La politique « America First » portée par Trump prend ici toute sa mesure. Le président américain ne se présente plus en donneur de leçons. Il mise sur la souveraineté des États et sur une approche plus réaliste des relations internationales. Dans cette logique, la levée progressive des sanctions contre la Syrie apparaît comme un levier diplomatique en faveur de la stabilité régionale.

Un repositionnement stratégique
Ce changement ne s’inscrit pas uniquement dans la relation bilatérale entre Washington et Damas. Il reflète un repositionnement géopolitique plus vaste. Les États-Unis déplacent leur centre d’intérêt vers l’Asie et le Moyen-Orient, tandis que les alliances traditionnelles avec l’Europe occidentale perdent en centralité. Le choix de l’Arabie saoudite comme point de départ pour ce dialogue illustre cette bascule.

D’autres puissances régionales, comme l’Iran et le Pakistan, resserrent leurs liens avec la Chine. Ces pays cherchent à rejoindre des organisations comme les BRICS ou l’Organisation de coopération de Shanghai (OCS), qui défient la domination occidentale sur l’ordre économique mondial. Face à cette nouvelle donne, les États-Unis ajustent leur stratégie en cherchant des accords plus souples et moins idéologiques.

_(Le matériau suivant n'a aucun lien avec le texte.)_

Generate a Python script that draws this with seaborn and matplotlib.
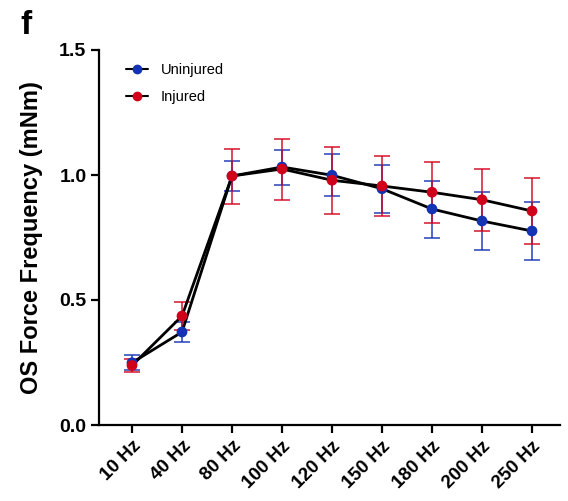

Le cas de la Syrie est emblématique : de paria diplomatique, le régime d’al-Charaa devient un acteur avec lequel il faut composer. La rencontre avec Mazloum Abdi, chef des Forces démocratiques syriennes soutenues par les États-Unis, suggère même un début de réintégration territoriale de l’est syrien sous contrôle de Damas.

Une opposition israélienne ignorée
Ce tournant n’est pas sans susciter des tensions. Selon des sources citées par Israel Hayom, le Premier ministre israélien Benyamin Netanyahou aurait expressément demandé à Donald Trump de ne pas lever les sanctions contre la Syrie, craignant une nouvelle flambée de violence, à l’image des attaques du 7 octobre. Malgré ces réticences, Trump aurait maintenu sa décision, encouragé par ses alliés régionaux, notamment l’Arabie saoudite et la Turquie.

En refusant, Trump confirme sa volonté de réécrire les règles du jeu diplomatique. Il mise sur un rééquilibrage durable des relations avec les puissances du Moyen-Orient, quitte à heurter certains partenaires historiques.

La rencontre entre Donald Trump et Ahmed al-Charaa marque une évolution marquante dans les relations internationales : elle montre que l’ancien monde, fondé sur la domination unilatérale des puissances occidentales, cède la place à une nouvelle réalité multipolaire. Un monde dans lequel l’ancienne ligne de fracture entre « alliés » et « ennemis » est redessinée selon les rapports de force et les intérêts mutuels.